## start Data lines

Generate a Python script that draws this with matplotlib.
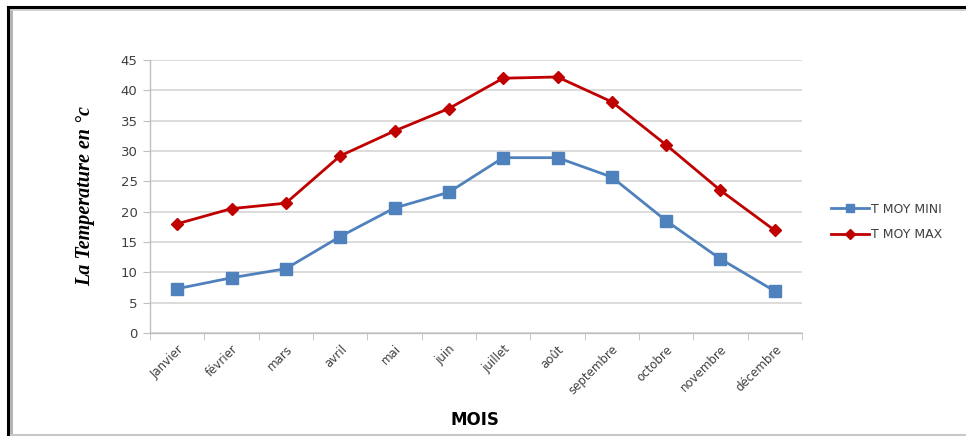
import matplotlib
matplotlib.use("Agg")
import matplotlib.pyplot as plt
from matplotlib.lines import Line2D
from matplotlib.transforms import ScaledTranslation

mois = ["Janvier", "février", "mars", "avril", "mai", "juin", "juillet",
        "août", "septembre", "octobre", "novembre", "décembre"]
t_moy_mini = [7.3, 9.1, 10.6, 15.9, 20.6, 23.2, 28.9, 28.9, 25.7, 18.5, 12.2, 6.9]
t_moy_max = [18.0, 20.5, 21.4, 29.2, 33.3, 37.0, 42.0, 42.2, 38.1, 31.0, 23.5, 16.9]
y_ticks = [0, 5, 10, 15, 20, 25, 30, 35, 40, 45]

blue = "#4f81bd"
red = "#c00000"
grid_gray = "#d9d9d9"
text_gray = "#404040"

fig = plt.figure(figsize=(9.66, 4.36), dpi=100)
W, H = 966, 436

# double frame around the chart
fig.add_artist(Line2D([7.5 / W, 7.5 / W], [0, 1 - 7.5 / H], transform=fig.transFigure,
                      color="black", lw=2.2))
fig.add_artist(Line2D([7.5 / W, 1], [1 - 7.5 / H, 1 - 7.5 / H], transform=fig.transFigure,
                      color="black", lw=2.2))
fig.add_artist(Line2D([11 / W, 11 / W], [1.5 / H, 1 - 10 / H], transform=fig.transFigure,
                      color="#b0b0b0", lw=2))
fig.add_artist(Line2D([11 / W, 1], [1 - 10 / H, 1 - 10 / H], transform=fig.transFigure,
                      color="#c8c8c8", lw=1.2))
fig.add_artist(Line2D([11 / W, 1], [1.5 / H, 1.5 / H], transform=fig.transFigure,
                      color="#c8c8c8", lw=1.5))

ax = fig.add_axes([150 / W, 1 - 333 / H, (802 - 150) / W, (333 - 60) / H])

x = list(range(len(mois)))
l1, = ax.plot(x, t_moy_mini, color=blue, lw=2, marker="s", markersize=8,
              label="T MOY MINI", zorder=3)
l2, = ax.plot(x, t_moy_max, color=red, lw=2, marker="D", markersize=6.5,
              label="T MOY MAX", zorder=3)

ax.set_xlim(-0.5, len(mois) - 0.5)
ax.set_ylim(0, 45)
ax.set_yticks(y_ticks)
ax.set_yticklabels([str(v) for v in y_ticks], fontsize=9.5, color=text_gray)
ax.yaxis.grid(True, color=grid_gray, lw=1.3)
ax.set_axisbelow(True)

# category labels centred, tick marks on category boundaries
ax.set_xticks(x)
ax.set_xticklabels(mois, rotation=45, ha="right", va="top", rotation_mode="anchor",
                   fontsize=8.5, color=text_gray)
shift = ScaledTranslation(8 / 100, 0, fig.dpi_scale_trans)
for lbl in ax.get_xticklabels():
    lbl.set_transform(lbl.get_transform() + shift)
ax.tick_params(axis="x", which="major", length=0, pad=7)
ax.set_xticks([i - 0.5 for i in range(len(mois) + 1)], minor=True)
ax.tick_params(axis="x", which="minor", length=5, color="#bfbfbf", direction="out")
ax.tick_params(axis="y", length=5, color="#bfbfbf", direction="out", pad=4)

for side in ("top", "right"):
    ax.spines[side].set_visible(False)
for side in ("left", "bottom"):
    ax.spines[side].set_color("#bfbfbf")
    ax.spines[side].set_linewidth(1)

ax.set_ylabel("La Temperature en °c", fontfamily="Liberation Serif", fontstyle="italic",
              fontweight="bold", fontsize=14.5, color="black", labelpad=18)
fig.text(475 / W, 1 - 420 / H, "MOIS", ha="center", va="center", fontsize=12,
         fontweight="bold", color="black")

leg = fig.legend(handles=[l1, l2], loc="center left", bbox_to_anchor=(820 / W, 1 - 222 / H),
                 frameon=False, fontsize=9, handlelength=3.0, handletextpad=0.2,
                 labelspacing=1.0, markerscale=0.75)
for t in leg.get_texts():
    t.set_color(text_gray)
leg.legend_handles[1].set_markersize(5)

fig.savefig("out.png", dpi=100, facecolor="white")
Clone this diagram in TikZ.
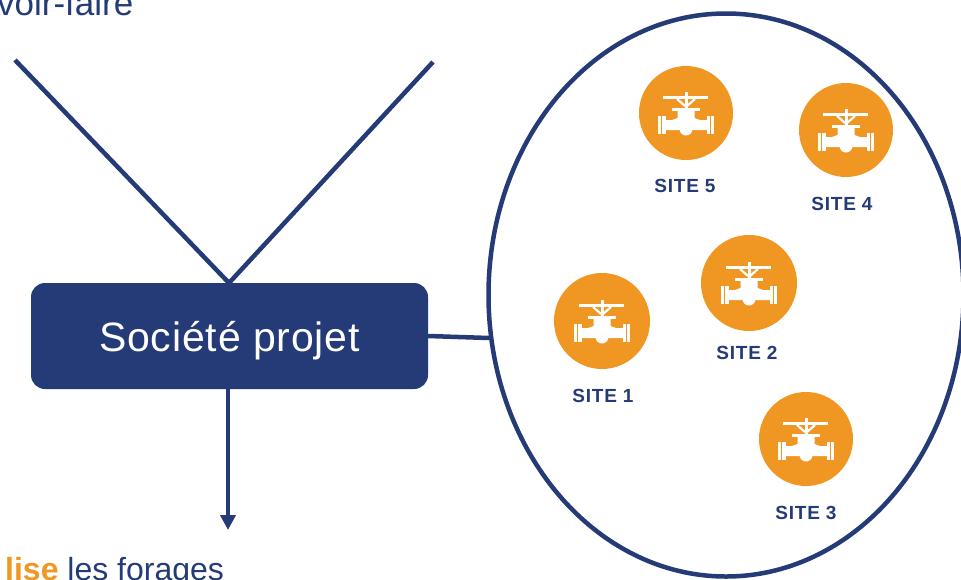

## end Data lines

The exercise |
Quote the records in full and exactly; skip any image.

Problem solution |
Generate a Python script that draws this with matplotlib.
import matplotlib
matplotlib.use("Agg")
import matplotlib.pyplot as plt
from matplotlib.lines import Line2D
from matplotlib.transforms import ScaledTranslation

mois = ["Janvier", "février", "mars", "avril", "mai", "juin", "juillet",
        "août", "septembre", "octobre", "novembre", "décembre"]
t_moy_mini = [7.3, 9.1, 10.6, 15.9, 20.6, 23.2, 28.9, 28.9, 25.7, 18.5, 12.2, 6.9]
t_moy_max = [18.0, 20.5, 21.4, 29.2, 33.3, 37.0, 42.0, 42.2, 38.1, 31.0, 23.5, 16.9]
y_ticks = [0, 5, 10, 15, 20, 25, 30, 35, 40, 45]

blue = "#4f81bd"
red = "#c00000"
grid_gray = "#d9d9d9"
text_gray = "#404040"

fig = plt.figure(figsize=(9.66, 4.36), dpi=100)
W, H = 966, 436

# double frame around the chart
fig.add_artist(Line2D([7.5 / W, 7.5 / W], [0, 1 - 7.5 / H], transform=fig.transFigure,
                      color="black", lw=2.2))
fig.add_artist(Line2D([7.5 / W, 1], [1 - 7.5 / H, 1 - 7.5 / H], transform=fig.transFigure,
                      color="black", lw=2.2))
fig.add_artist(Line2D([11 / W, 11 / W], [1.5 / H, 1 - 10 / H], transform=fig.transFigure,
                      color="#b0b0b0", lw=2))
fig.add_artist(Line2D([11 / W, 1], [1 - 10 / H, 1 - 10 / H], transform=fig.transFigure,
                      color="#c8c8c8", lw=1.2))
fig.add_artist(Line2D([11 / W, 1], [1.5 / H, 1.5 / H], transform=fig.transFigure,
                      color="#c8c8c8", lw=1.5))

ax = fig.add_axes([150 / W, 1 - 333 / H, (802 - 150) / W, (333 - 60) / H])

x = list(range(len(mois)))
l1, = ax.plot(x, t_moy_mini, color=blue, lw=2, marker="s", markersize=8,
              label="T MOY MINI", zorder=3)
l2, = ax.plot(x, t_moy_max, color=red, lw=2, marker="D", markersize=6.5,
              label="T MOY MAX", zorder=3)

ax.set_xlim(-0.5, len(mois) - 0.5)
ax.set_ylim(0, 45)
ax.set_yticks(y_ticks)
ax.set_yticklabels([str(v) for v in y_ticks], fontsize=9.5, color=text_gray)
ax.yaxis.grid(True, color=grid_gray, lw=1.3)
ax.set_axisbelow(True)

# category labels centred, tick marks on category boundaries
ax.set_xticks(x)
ax.set_xticklabels(mois, rotation=45, ha="right", va="top", rotation_mode="anchor",
                   fontsize=8.5, color=text_gray)
shift = ScaledTranslation(8 / 100, 0, fig.dpi_scale_trans)
for lbl in ax.get_xticklabels():
    lbl.set_transform(lbl.get_transform() + shift)
ax.tick_params(axis="x", which="major", length=0, pad=7)
ax.set_xticks([i - 0.5 for i in range(len(mois) + 1)], minor=True)
ax.tick_params(axis="x", which="minor", length=5, color="#bfbfbf", direction="out")
ax.tick_params(axis="y", length=5, color="#bfbfbf", direction="out", pad=4)

for side in ("top", "right"):
    ax.spines[side].set_visible(False)
for side in ("left", "bottom"):
    ax.spines[side].set_color("#bfbfbf")
    ax.spines[side].set_linewidth(1)

ax.set_ylabel("La Temperature en °c", fontfamily="Liberation Serif", fontstyle="italic",
              fontweight="bold", fontsize=14.5, color="black", labelpad=18)
fig.text(475 / W, 1 - 420 / H, "MOIS", ha="center", va="center", fontsize=12,
         fontweight="bold", color="black")

leg = fig.legend(handles=[l1, l2], loc="center left", bbox_to_anchor=(820 / W, 1 - 222 / H),
                 frameon=False, fontsize=9, handlelength=3.0, handletextpad=0.2,
                 labelspacing=1.0, markerscale=0.75)
for t in leg.get_texts():
    t.set_color(text_gray)
leg.legend_handles[1].set_markersize(5)

fig.savefig("out.png", dpi=100, facecolor="white")
Clone this diagram in TikZ.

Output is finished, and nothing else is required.